ML Basics – Neural Networks
Neural networks are a type of ML algorithm that have recently become very popular and consist of a series of elements called neurons. A neuron is essentially an element that takes a set of inputs, computes a weighted sum of these inputs, and then feeds the sum into a non-linear function. It has been shown that a relatively shallow network of neurons can approximate any continuous mapping between input and output. The specific type of neural network we used for this research is what is called a Convolutional Neural Network (CNN), which was developed primarily for computer vision applications, but has also found success in other domains including natural language processing. One of the main benefits of a neural network is that it can be trained without having to manually engineer features.
Featureless ML
While neural networks can be used with feature data, one of the attractions of this approach is that it can work with raw data (converted into numeric form) without doing any feature design or extraction. The first step in the model is converting text data into numeric form. We used a character-based encoding where each character type was encoded by a real valued number. The value was automatically derived during training and conveys semantic information about the relationships between characters as they apply to cmd.exe syntax.
Feature-Based ML
We also experimented with hand-engineered features and a Gradient Boosted Decision Tree algorithm. The features developed for this model were largely statistical in nature – derived from the presence and frequency of character sets and keywords. For example, the presence of dozens of ‘%’ characters or long, contiguous strings might contribute to detecting potential obfuscation. While any single feature will not perfectly separate the two classes, a combination of features as present in a tree-based model can learn flexible patterns in the data. The expectation is that those patterns are robust and can generalize to future obfuscation variants.
Data and Experiments
To develop our models, we collected non-obfuscated data from tens of thousands of endpoint events and generated obfuscated data using a variety of methods in Invoke-DOSfuscation. We developed our models using roughly 80 percent of the data as training data, and tested them on the remaining 20 percent. We ensured that our train-test split was stratified. For featureless ML (i.e. neural networks), we simply input Unicode code points into the first layer of the CNN model. The first layer converts the code point into semantically meaningful numerical representations (called embeddings) before feeding it into the rest of the neural network.

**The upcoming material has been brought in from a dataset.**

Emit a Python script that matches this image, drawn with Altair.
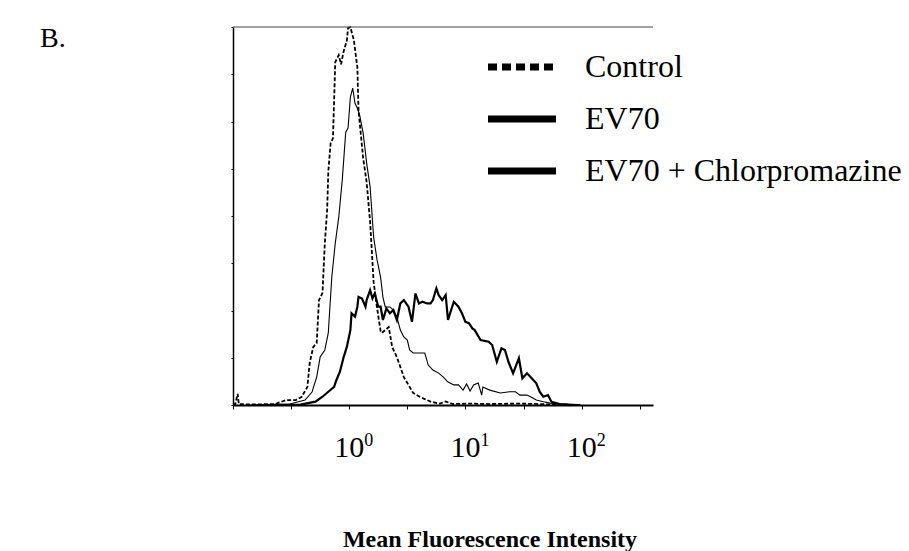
import altair as alt
import pandas as pd

# ---- data (x = log10 of MFI, y = cell counts, arbitrary units) ----
control_log_mfi = [-1.00, -0.98, -0.96, -0.95, -0.85, -0.64, -0.54, -0.46, -0.41, -0.36, -0.34, -0.31,
                   -0.28, -0.26, -0.23, -0.21, -0.19, -0.18, -0.16, -0.14, -0.12, -0.09, -0.07, -0.05,
                   -0.02, -0.01, 0.01, 0.04, 0.07, 0.08, 0.12, 0.15, 0.18, 0.21, 0.24, 0.27, 0.28, 0.31,
                   0.34, 0.37, 0.41, 0.44, 0.47, 0.51, 0.55, 0.61, 0.70, 0.78, 0.83, 0.89, 1.04, 1.21,
                   1.47, 1.77, 1.99]
control_counts = [0.4, 0.4, 4.7, 0.4, 0.2, 0.4, 2.1, 2.1, 3.4, 7.6, 17.8, 24.5,
                  26.2, 44.4, 47.4, 68.5, 82.5, 98.6, 110.8, 112.9, 145.1, 148.1, 144.2, 149.3,
                  154.4, 159.5, 159.9, 154.4, 143.0, 124.8, 104.5, 94.3, 77.4, 52.0, 41.0, 31.3, 30.5, 31.7,
                  33.0, 24.5, 20.3, 16.1, 11.8, 8.5, 5.1, 3.4, 1.4, 0.6, 1.5, 0.4, 0.6, 0.4,
                  0.6, 0.2, 0.0]

ev70_log_mfi = [-0.68, -0.42, -0.29, -0.23, -0.18, -0.13, -0.11, -0.08, -0.05, -0.02, 0.01, 0.02,
                0.05, 0.07, 0.08, 0.11, 0.14, 0.15, 0.18, 0.20, 0.22, 0.25, 0.27, 0.29, 0.32, 0.35,
                0.38, 0.41, 0.44, 0.47, 0.51, 0.54, 0.57, 0.60, 0.63, 0.67, 0.70, 0.72, 0.75, 0.77,
                0.80, 0.83, 0.85, 0.90, 0.94, 0.97, 1.00, 1.03, 1.06, 1.08, 1.13, 1.20, 1.23, 1.27,
                1.31, 1.34, 1.37, 1.41, 1.46, 1.49, 1.53, 1.57, 1.61, 1.64, 1.67, 1.71, 1.74, 1.81, 1.96]
ev70_counts = [0.0, 0.2, 1.4, 3.5, 5.6, 7.7, 10.6, 14.1, 19.9, 24.7, 31.7, 38.8,
               37.4, 41.6, 45.8, 45.1, 41.6, 44.4, 48.6, 45.1, 47.2, 41.6, 41.6, 36.0, 40.9, 38.8,
               40.2, 36.0, 43.0, 44.4, 41.6, 35.2, 47.2, 43.0, 43.7, 43.0, 43.0, 44.4, 49.4, 46.5,
               44.4, 46.5, 36.0, 43.7, 41.6, 38.8, 35.2, 34.6, 32.4, 31.7, 27.5, 26.8, 25.4, 18.3,
               24.0, 23.3, 18.3, 13.4, 19.8, 11.3, 13.4, 11.3, 9.2, 5.5, 3.5, 4.2, 1.4, 0.4, 0.0]

cpz_log_mfi = [-0.85, -0.51, -0.38, -0.32, -0.28, -0.25, -0.21, -0.18, -0.15, -0.12, -0.09, -0.06,
               -0.03, -0.01, 0.01, 0.03, 0.05, 0.07, 0.09, 0.12, 0.15, 0.18, 0.21, 0.24, 0.27, 0.29,
               0.31, 0.35, 0.38, 0.41, 0.44, 0.47, 0.50, 0.52, 0.55, 0.65, 0.68, 0.72, 0.77, 0.81,
               0.85, 0.90, 0.94, 0.98, 1.01, 1.04, 1.07, 1.11, 1.14, 1.15, 1.21, 1.30, 1.38, 1.43,
               1.47, 1.53, 1.56, 1.61, 1.67, 1.73, 1.81, 1.99]
cpz_counts = [0.0, 0.4, 2.1, 5.5, 11.8, 20.3, 23.3, 30.5, 54.1, 68.5, 79.5, 95.2,
              115.5, 117.2, 130.3, 134.1, 127.7, 125.6, 122.7, 115.1, 102.4, 92.2, 71.1, 61.3, 54.1, 45.7,
              41.5, 41.5, 40.2, 37.2, 31.7, 28.8, 27.5, 23.3, 22.0, 22.0, 16.9, 14.8, 13.5, 11.8,
              9.7, 8.5, 8.5, 6.3, 8.9, 5.9, 8.5, 9.3, 4.2, 7.6, 6.3, 5.1, 5.6, 5.6,
              4.2, 4.2, 3.5, 2.1, 1.4, 0.8, 0.4, 0.0]

x_ticks = [-1.0, -0.5, 0.0, 0.5, 1.0, 1.5, 2.0, 2.5]
y_ticks = [0, 20, 40, 60, 80, 100, 120, 140, 160]
label_decades = [0, 1, 2]
label_base = ["10", "10", "10"]
label_exp = ["0", "1", "2"]
legend_labels = ["Control", "EV70", "EV70 + Chlorpromazine"]
axis_title = "Mean Fluorescence Intensity"
panel_label = "B."

W, H = 420, 378
SERIF = "Liberation Serif"


def series_df(xs, ys):
    return pd.DataFrame({"lx": xs, "count": ys, "i": range(len(xs))})


x_scale = alt.Scale(domain=[-1.0, 2.614], nice=False, zero=False)
x_axis = alt.Axis(values=x_ticks, labels=False, title=None, grid=False,
                  tickSize=4, tickWidth=1, tickColor="black",
                  domainColor="black", domainWidth=2)
x_enc = alt.X("lx:Q", scale=x_scale, axis=x_axis)
y_enc = alt.Y("count:Q",
              scale=alt.Scale(domain=[0, 160], nice=False, zero=True),
              axis=alt.Axis(values=y_ticks, labels=False, title=None, grid=False,
                            tickSize=2, tickWidth=1, tickColor="black",
                            domainColor="black", domainWidth=1.5))

control = alt.Chart(series_df(control_log_mfi, control_counts)).mark_line(
    color="black", strokeWidth=1.8, strokeDash=[4, 2]
).encode(x=x_enc, y=y_enc, order="i:Q")

cpz = alt.Chart(series_df(cpz_log_mfi, cpz_counts)).mark_line(
    color="black", strokeWidth=1.1
).encode(x=x_enc, y=y_enc, order="i:Q")

ev70 = alt.Chart(series_df(ev70_log_mfi, ev70_counts)).mark_line(
    color="black", strokeWidth=2.2
).encode(x=x_enc, y=y_enc, order="i:Q")

top_line = alt.Chart(pd.DataFrame({"a": [0]})).mark_rule(color="#444", strokeWidth=1).encode(
    x=alt.value(0), x2=alt.value(W), y=alt.value(0))

lab_df = pd.DataFrame({"lx": label_decades, "base": label_base, "exp": label_exp})
tick_base = alt.Chart(lab_df).mark_text(
    font=SERIF, fontSize=30, align="center", baseline="alphabetic", color="black"
).encode(x=x_enc, y=alt.value(430), text="base:N")
tick_exp = alt.Chart(lab_df).mark_text(
    font=SERIF, fontSize=18, align="left", baseline="alphabetic", dx=15, color="black"
).encode(x=x_enc, y=alt.value(419), text="exp:N")

title_txt = alt.Chart(pd.DataFrame({"t": [axis_title]})).mark_text(
    font=SERIF, fontSize=24, fontWeight="bold", align="center", baseline="alphabetic", color="black"
).encode(x=alt.value(257), y=alt.value(520), text="t:N")

panel_txt = alt.Chart(pd.DataFrame({"t": [panel_label]})).mark_text(
    font=SERIF, fontSize=28, align="left", baseline="alphabetic", color="black"
).encode(x=alt.value(-193), y=alt.value(20), text="t:N")

leg_y = [40, 92, 144]
leg_layers = []
leg_styles = [dict(strokeDash=[9, 5]), dict(), dict()]
for k, lab in enumerate(legend_labels):
    leg_layers.append(
        alt.Chart(pd.DataFrame({"a": [0]})).mark_rule(
            color="black", strokeWidth=7, strokeCap="butt", **leg_styles[k]
        ).encode(x=alt.value(255), x2=alt.value(323), y=alt.value(leg_y[k]))
    )
    leg_layers.append(
        alt.Chart(pd.DataFrame({"t": [lab]})).mark_text(
            font=SERIF, fontSize=32, align="left", baseline="middle", color="black"
        ).encode(x=alt.value(352), y=alt.value(leg_y[k]), text="t:N")
    )

chart = alt.layer(
    control, cpz, ev70, top_line, tick_base, tick_exp, title_txt, panel_txt, *leg_layers
).properties(
    width=W, height=H,
    padding={"left": 233, "top": 27, "right": 256, "bottom": 146},
    autosize=alt.AutoSizeParams(type="none"),
    background="white",
).configure_view(stroke=None)

chart.save("out.html", embed_options={"renderer": "svg", "actions": False})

For the Gradient Boosted Tree method, we generated a number of features from the raw command lines. The following are some of them:
- Length of the command line
- The number of carets in the command line
- The count of pipe symbols
- The fraction of white space in the command line
- The fraction of special characters
- Entropy of the string
- The frequency of the strings “cmd” and “power” in the command line
While each of these features individually is a weak signal and could not possibly be a good discriminator on its own, a flexible classifier such as a Gradient Boosted Tree – trained on sufficient data with these features – is able to classify obfuscated and non-obfuscated command lines in spite of the aforementioned difficulties.
Results
Evaluated against our test set, we were able to get nearly identical results from our Gradient Boosted Tree and neural network models.
The results for the GBT model were near perfect with metrics such as F1-score, precision, and recall all being close to 1.0. The CNN model was slightly less accurate.
While we certainly do not expect perfect results in a real-world scenario, these lab results were nonetheless encouraging. Recall that all of our obfuscated examples were generated by one source, namely the Invoke-DOSfuscation tool. While Invoke-DOSfuscation generates a wide variety of obfuscated samples, in the real world we expect to see at least some samples that are quite dissimilar from any that Invoke-DOSfuscation generates. We are currently collecting real world obfuscated command lines to get a more accurate picture of the generalizability of this model on obfuscated samples from actual malicious actors. We expect that command obfuscation, similar to PowerShell obfuscation before it, will continue to emerge in new malware families.
As an additional test we asked Daniel Bohannon (author of Invoke-DOSfuscation, the Windows command line obfuscation tool) to come up with obfuscated samples that in his experience would be difficult for a traditional obfuscation detector. In every case, our ML detector was still able to detect obfuscation. Some examples are shown in Figure 8.
Figure 8: Some examples of obfuscated text used to test and attempt to defeat the ML obfuscation detector (all were correctly identified as obfuscated text)
We also created very cryptic looking texts that, although valid Windows command lines and non-obfuscated, appear slightly obfuscated to a human observer. This was done to test efficacy of the detector with boundary examples. The detector was correctly able to classify the text as non-obfuscated in this case as well. Figure 9 shows one such example.
Figure 9: An example that appears on first glance to be obfuscated, but isn't really and would likely fool a non-ML solution (however, the ML obfuscation detector currently identifies it as non-obfuscated)
Finally, Figure 10 shows a complicated yet non-obfuscated command line that is correctly classified by our obfuscation detector, but would likely fool a non-ML detector based on statistical features (for example a rule-based detector with a hand-crafted weighing scheme and a threshold, using features such as the proportion of special characters, length of the command line or entropy of the command line).
Figure 10: An example that would likely be misclassified by an ML detector that uses simplistic statistical features; however, our ML obfuscation detector currently identifies it as non-obfuscated
CNN vs. GBT Results
We compared the results of a heavily tuned GBT classifier built using carefully selected features to those of a CNN trained with raw data (featureless ML). While the CNN architecture was not heavily tuned, it is interesting to note that with samples such as those in Figure 10, the GBT classifier confidently predicted non-obfuscated with a score of 19.7 percent (the complement of the measure of the classifier’s confidence in non-obfuscation). Meanwhile, the CNN classifier predicted non-obfuscated with a confidence probability of 50 percent – right at the boundary between obfuscated and non-obfuscated. The number of misclassifications of the CNN model was also more than that of the Gradient Boosted Tree model. Both of these are most likely the result of inadequate tuning of the CNN, and not a fundamental shortcoming of the featureless approach.
Conclusion
In this blog post we described an ML approach to detecting obfuscated Windows command lines, which can be used as a signal to help identify malicious command line usage. Using ML techniques, we demonstrated a highly accurate mechanism for detecting such command lines without resorting to the often inadequate and costly technique of maintaining complex if-then rules and regular expressions. The more comprehensive ML approach is flexible enough to catch new variations in obfuscation, and when gaps are detected, it can usually be handled by adding some well-chosen evader samples to the training set and retraining the model.
This successful application of ML is yet another demonstration of the usefulness of ML in replacing complex manual or programmatic approaches to problems in computer security. In the years to come, we anticipate ML to take an increasingly important role both at FireEye and in the rest of the cyber security industry.